Three of Swords

The Three of Swords has always been a bit of a thorn in my side. It’s not that I dread seeing it turn up in a spread. In fact, I once pulled it in the “outcome” position during a relationship reading for myself, and rather than inspire panic, it left me feeling mostly confused.

The (traditional) imagery of three swords brutally stabbing through a heart, set against a rainy backdrop isn’t something I find particularly distressing, either; it feels so removed, so clinical and out-of-body without the presence of any human figures.

No, my biggest issue with the card has always been that it felt so out of place within the Swords suit. What business did the heart – a symbol of love and emotions – have being within the suit of air, of the mental realm? Shouldn’t it be over with the Cups?

The more common interpretations of the card – betrayal, heartbreak, sorrow – also left me feeling rather cold. Sure, those keywords made sense in relation to the imagery, but it still lacked a bigger picture construction of how that all meshed within the Swords suit. How did we go from the mental clarity of the Ace, to the internal seeking of the Two, and then wind up in misery in the Three?

Then, one day earlier this year when I pulled the card from my Smith-Waite Centennial deck, something finally clicked. It was as though I was seeing the card for the first time, and everything I had been struggling to understand was suddenly so clear. I honestly couldn’t believe I hadn’t seen, what now seemed so obvious, within the imagery before.

The Three of Swords, for me, has become an invitation to get something off of my chest – to clear my emotional blockages through the act of communication. It’s a call to vulnerability by way of expressing fully the anxiety, pain, and suffering we are experiencing; an act that begins our healing process. An act that prepares us to heal our wounded heart. To explore and possibly even make peace with the triggers that brought us this sorrow in the first place.

We’ve all heard the saying “speak from the heart” and that simple yet powerful advice is at the very core of this card. Whether you write it down in a journal, tell someone you trust, speak it to the mirror, or just scream into the sky – the point is to release the thoughts, beliefs, and words trapped within your heart. To liberate your heart from the weight it’s carrying, so you can begin to mend the severing its undergone.

Now, none of this means that the Three of Swords doesn’t symbolize or foreshadow a painful experience, but that information in and of itself doesn’t really do much for us. It simply tells us how we’re already feeling, or the possibility of how a particular situation might make us feel. Great. Then what?

While it’s important for us to accept pain, to acknowledge that it’s okay to feel hurt, and to avoid the bypassing of tough emotions, it’s equally essential to have tools that help us move through and beyond the pain. This is not the Five of Cups, where we’re encouraged to feel our feels, to take grief by the hand, and to sit with our sorrow until we’re ready to heal. No, the Swords suit is too active for that approach. The Three of Swords calls upon us to face this period of distress head-on. This isn’t a time to dismiss our feelings, but rather to name them.

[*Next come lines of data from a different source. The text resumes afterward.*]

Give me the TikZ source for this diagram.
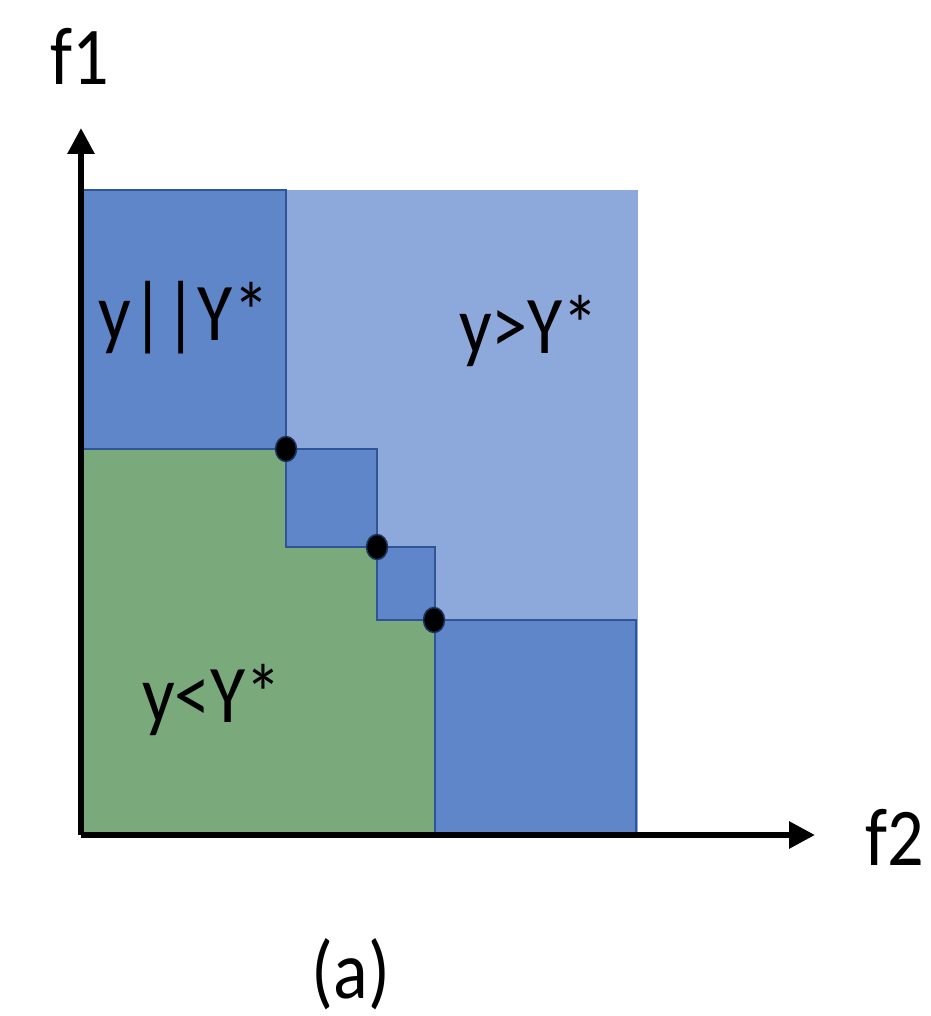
\documentclass[tikz,border=0pt]{standalone}
\usepackage{fontspec}
\setmainfont{Carlito}
\usetikzlibrary{shapes.geometric,arrows.meta}
\definecolor{lightreg}{HTML}{8DA9DB}
\definecolor{darkreg}{HTML}{5E86C9}
\definecolor{greenreg}{HTML}{7AAA7C}
\definecolor{edgeblue}{HTML}{2F5597}
\newcommand{\narrowtxt}[1]{\scalebox{0.88}[1]{#1}}
\tikzset{
  region/.style={draw=edgeblue, line width=2.5pt},
  axisline/.style={line width=6pt, -{Triangle[length=26pt,width=26pt]}},
  ptdot/.style={ellipse, fill=black, draw=edgeblue!60!black, line width=1.5pt, minimum width=21pt, minimum height=25pt, inner sep=0pt},
  lbl/.style={font=\fontsize{82}{96}\selectfont, anchor=base, inner sep=0pt},
}
\begin{document}
\begin{tikzpicture}[x=1pt,y=-1pt]
\useasboundingbox (0,0) rectangle (930,1016);
% regions
\fill[lightreg] (80,190) rectangle (638,833);
\fill[greenreg] (80,449) -- (286,449) -- (286,547) -- (377,547) -- (377,620) -- (435,620) -- (435,833) -- (80,833) -- cycle;
\filldraw[darkreg, region] (80,190) rectangle (286,449);
\filldraw[darkreg, region] (286,449) rectangle (377,547);
\filldraw[darkreg, region] (377,547) rectangle (435,620);
\filldraw[darkreg, region] (435,620) rectangle (636,833);
% axes
\coordinate (origin) at (81,835);
\coordinate (ytip) at (81,128);
\coordinate (xtip) at (815,835);
\draw[axisline] (origin) -- (ytip);
\draw[axisline] (origin) -- (xtip);
% points
\node[ptdot] (p1) at (286,449) {};
\node[ptdot] (p2) at (377,547) {};
\node[ptdot] (p3) at (434,620) {};
% labels
\node[lbl] (f1) at (80,85) {\narrowtxt{f1}};
\node[lbl] (f2) at (895,865) {\narrowtxt{f2}};
\node[lbl] (inc) at (184,340) {\narrowtxt{y||Y*}};
\node[lbl] (dom) at (529,353) {\narrowtxt{y>Y*}};
\node[lbl] (better) at (212,722) {\narrowtxt{y<Y*}};
\node[lbl] (cap) at (351,998) {\narrowtxt{(a)}};
\end{tikzpicture}
\end{document}
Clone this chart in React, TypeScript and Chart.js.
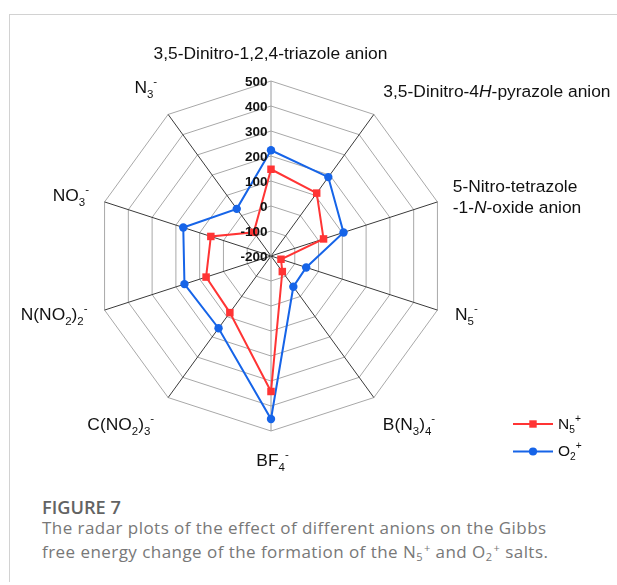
import React, { useEffect, useRef } from "react";
import { Chart, registerables } from "chart.js";

Chart.register(...registerables);

// ---------- data ----------
const CATEGORIES: string[] = [
  "3,5-Dinitro-1,2,4-triazole anion",
  "3,5-Dinitro-4*H*-pyrazole anion",
  "5-Nitro-tetrazole\n-1-*N*-oxide anion",
  "N_{5}^{-}",
  "B(N_{3})_{4}^{-}",
  "BF_{4}^{-}",
  "C(NO_{2})_{3}^{-}",
  "N(NO_{2})_{2}^{-}",
  "NO_{3}^{-}",
  "N_{3}^{-}",
];
const N5_VALUES: number[] = [147, 111, 21, -158, -123, 342, 80, 73, 53, -83];
const O2_VALUES: number[] = [223, 190, 105, -52, -48, 452, 157, 164, 169, 33];
const SERIES_NAMES: string[] = ["N_{5}^{+}", "O_{2}^{+}"];
const SCALE_MIN = -200;
const SCALE_MAX = 500;
const SCALE_STEP = 100;

// ---------- styles ----------
const RED = "rgb(255,52,52)";
const BLUE = "rgb(22,100,232)";
const FONT = '"Liberation Sans", Arial, sans-serif';
const LABEL_SIZE = 17.4;
const LABEL_LINE = 21;
// [dx, dy, align] relative to each axis' outer vertex
const LABEL_PLACEMENT: [number, number, string][] = [
  [-0.5, -28, "center"],
  [9.5, -23.5, "left"],
  [15.3, -5.4, "left"],
  [17.6, 3.5, "left"],
  [9, 26, "left"],
  [1.5, 28.5, "center"],
  [-14, 26, "right"],
  [-17, 3.5, "right"],
  [-15.6, -7, "right"],
  [-11, -27.5, "right"],
];

type Seg = { t: string; k: string };

function parseRich(s: string): Seg[][] {
  const lines: Seg[][] = [];
  let cur: Seg[] = [];
  let italic = false;
  let buf = "";
  let i = 0;
  const flush = () => {
    if (buf) {
      cur.push({ t: buf, k: italic ? "i" : "n" });
      buf = "";
    }
  };
  while (i < s.length) {
    const c = s[i];
    if ((c === "_" || c === "^") && s[i + 1] === "{") {
      flush();
      const end = s.indexOf("}", i);
      cur.push({ t: s.slice(i + 2, end), k: c === "_" ? "sub" : "sup" });
      i = end + 1;
      continue;
    }
    if (c === "*") {
      flush();
      italic = !italic;
      i++;
      continue;
    }
    if (c === "\n") {
      flush();
      lines.push(cur);
      cur = [];
      i++;
      continue;
    }
    buf += c;
    i++;
  }
  flush();
  lines.push(cur);
  return lines;
}

function segFont(s: Seg, size: number) {
  const small = s.k === "sub" || s.k === "sup";
  return `${s.k === "i" ? "italic " : ""}${small ? size * 0.66 : size}px ${FONT}`;
}

function drawRich(
  ctx: CanvasRenderingContext2D,
  text: string,
  x: number,
  cy: number,
  align: string,
  size: number,
  lineH: number,
  color: string
) {
  const lines = parseRich(text);
  ctx.save();
  ctx.fillStyle = color;
  ctx.textBaseline = "alphabetic";
  ctx.textAlign = "left";
  lines.forEach((segs, li) => {
    const lineCy = cy + (li - (lines.length - 1) / 2) * lineH;
    const base = lineCy + (size * 0.716) / 2;
    let w = 0;
    segs.forEach((s) => {
      ctx.font = segFont(s, size);
      w += ctx.measureText(s.t).width;
    });
    let sx = align === "left" ? x : align === "right" ? x - w : x - w / 2;
    segs.forEach((s) => {
      ctx.font = segFont(s, size);
      const off = s.k === "sub" ? size * 0.28 : s.k === "sup" ? -size * 0.45 : 0;
      ctx.fillText(s.t, sx, base + off);
      sx += ctx.measureText(s.t).width;
    });
  });
  ctx.restore();
}

const overlayPlugin = {
  id: "overlay",
  afterDraw(chart: any) {
    const ctx: CanvasRenderingContext2D = chart.ctx;
    const scale = chart.scales.r;
    // axis labels
    CATEGORIES.forEach((label, i) => {
      const p = scale.getPointPosition(i, scale.drawingArea);
      const [dx, dy, align] = LABEL_PLACEMENT[i];
      drawRich(ctx, label, p.x + dx, p.y + dy, align, LABEL_SIZE, LABEL_LINE, "#111");
    });
    // tick labels
    ctx.save();
    ctx.font = `bold 13.5px ${FONT}`;
    ctx.fillStyle = "#111";
    ctx.textAlign = "right";
    ctx.textBaseline = "middle";
    scale.ticks.forEach((t: any) => {
      const d = scale.getDistanceFromCenterForValue(t.value);
      ctx.fillText(String(t.value), scale.xCenter - 3.5, scale.yCenter - d + 1);
    });
    ctx.restore();
    // legend
    const lx = 513;
    const ly = [424, 451.5];
    chart.data.datasets.forEach((ds: any, i: number) => {
      const y = ly[i];
      ctx.save();
      ctx.strokeStyle = ds.borderColor;
      ctx.lineWidth = 1.8;
      ctx.beginPath();
      ctx.moveTo(lx, y);
      ctx.lineTo(lx + 40, y);
      ctx.stroke();
      ctx.fillStyle = ds.backgroundColor;
      if (ds.pointStyle === "rect") {
        ctx.fillRect(lx + 20 - 3.7, y - 3.7, 7.4, 7.4);
      } else {
        ctx.beginPath();
        ctx.arc(lx + 20, y, 4.1, 0, Math.PI * 2);
        ctx.fill();
      }
      ctx.restore();
      drawRich(ctx, SERIES_NAMES[i], lx + 45, y - 1, "left", 15.5, 18, "#111");
    });
  },
};

export default function App() {
  const ref = useRef<HTMLCanvasElement | null>(null);
  useEffect(() => {
    if (!ref.current) return;
    const chart = new Chart(ref.current, {
      type: "radar",
      data: {
        labels: CATEGORIES,
        datasets: [
          {
            label: "N5+",
            data: N5_VALUES,
            borderColor: RED,
            backgroundColor: RED,
            borderWidth: 2,
            pointStyle: "rect",
            pointRadius: 5.3,
            pointBorderWidth: 0,
            fill: false,
            tension: 0,
          },
          {
            label: "O2+",
            data: O2_VALUES,
            borderColor: BLUE,
            backgroundColor: BLUE,
            borderWidth: 2,
            pointStyle: "circle",
            pointRadius: 4.2,
            pointBorderWidth: 0,
            fill: false,
            tension: 0,
          },
        ],
      } as any,
      options: {
        responsive: false,
        animation: false,
        devicePixelRatio: 1,
        layout: { padding: { left: 96, right: 171, top: 81, bottom: 49 } },
        plugins: { legend: { display: false }, tooltip: { enabled: false } },
        scales: {
          r: {
            min: SCALE_MIN,
            max: SCALE_MAX,
            ticks: { stepSize: SCALE_STEP, display: false },
            pointLabels: { display: false },
            grid: { color: "#a8a8a8", lineWidth: 1, circular: false },
            angleLines: {
              color: (c: any) => (c.index === 0 || c.index === 5 ? "#9a9a9a" : "#3a3a3a"),
              lineWidth: 1,
            },
          },
        },
      } as any,
      plugins: [overlayPlugin],
    });
    return () => chart.destroy();
  }, []);

  const sub = (t: string) => (
    <span style={{ fontSize: "0.65em", position: "relative", top: "0.3em" }}>{t}</span>
  );
  const sup = (t: string) => (
    <span style={{ fontSize: "0.65em", position: "relative", top: "-0.55em", marginLeft: 1 }}>{t}</span>
  );

  return (
    <div>
      <div
        style={{
          position: "absolute",
          left: 9,
          top: 14,
          right: 0,
          height: 567,
          borderTop: "1px solid #d2d2d2",
          borderLeft: "1px solid #d2d2d2",
        }}
      />
      <canvas
        ref={ref}
        width={617}
        height={480}
        style={{ position: "absolute", left: 0, top: 0, width: 617, height: 480 }}
      />
      <div
        style={{
          position: "absolute",
          left: 42,
          top: 495,
          font: '600 18.2px "Open Sans", sans-serif',
          lineHeight: "24px",
          color: "#636363",
          whiteSpace: "nowrap",
        }}
      >
        FIGURE 7
      </div>
      <div
        style={{
          position: "absolute",
          left: 42,
          top: 516,
          font: '400 17px "Open Sans", sans-serif',
          letterSpacing: "0.45px",
          lineHeight: "24px",
          color: "#787878",
          whiteSpace: "nowrap",
        }}
      >
        The radar plots of the effect of different anions on the Gibbs
        <br />
        free energy change of the formation of the N{sub("5")}
        {sup("+")} and O{sub("2")}
        {sup("+")} salts.
      </div>
    </div>
  );
}
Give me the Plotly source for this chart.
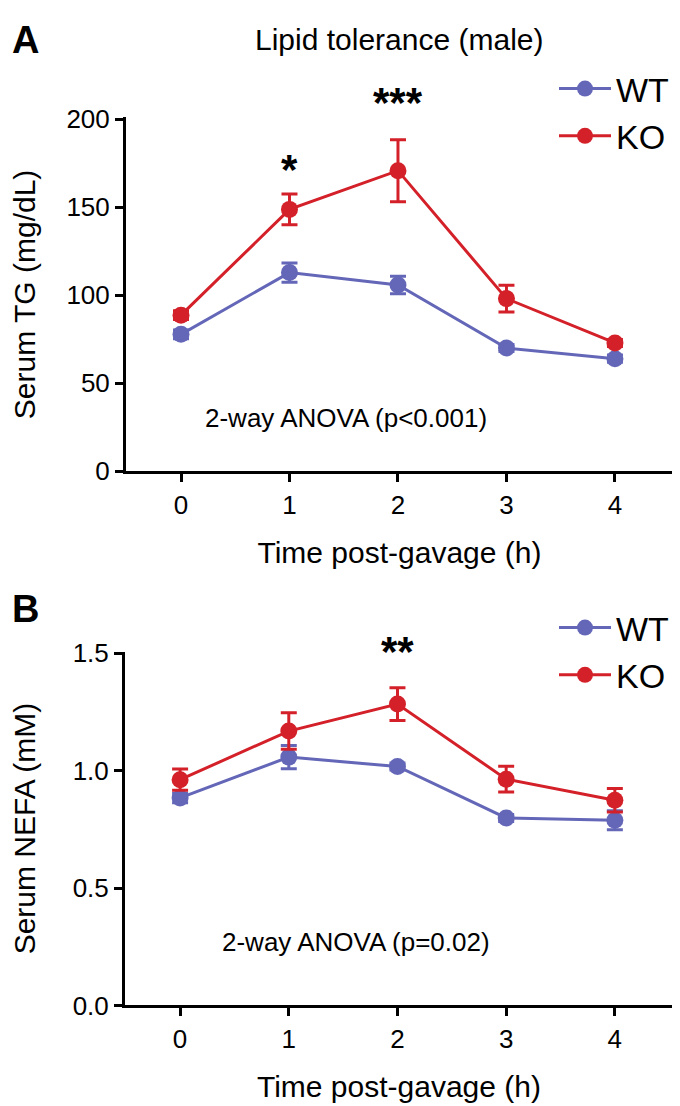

So, for those times when our hearts feel heavy, when we feel triggered and unsure of how to respond, here’s a spread to help you through.** It’s my hope that it helps you move from a place of defensiveness to one of vulnerability and compassion. That it encourages you to be kind to yourself and others, and to tend to your precious heart.

**The following can be used interchangeably as questions for the cards or as journaling prompts to get that communication flowing!

1: What triggered this emotional blockage?
2: What needs to be communicated to release the blockage?
3: How might I best communicate this?
4: What does my heart need me to know about this experience?
5: What next steps can I take to heal these wounds?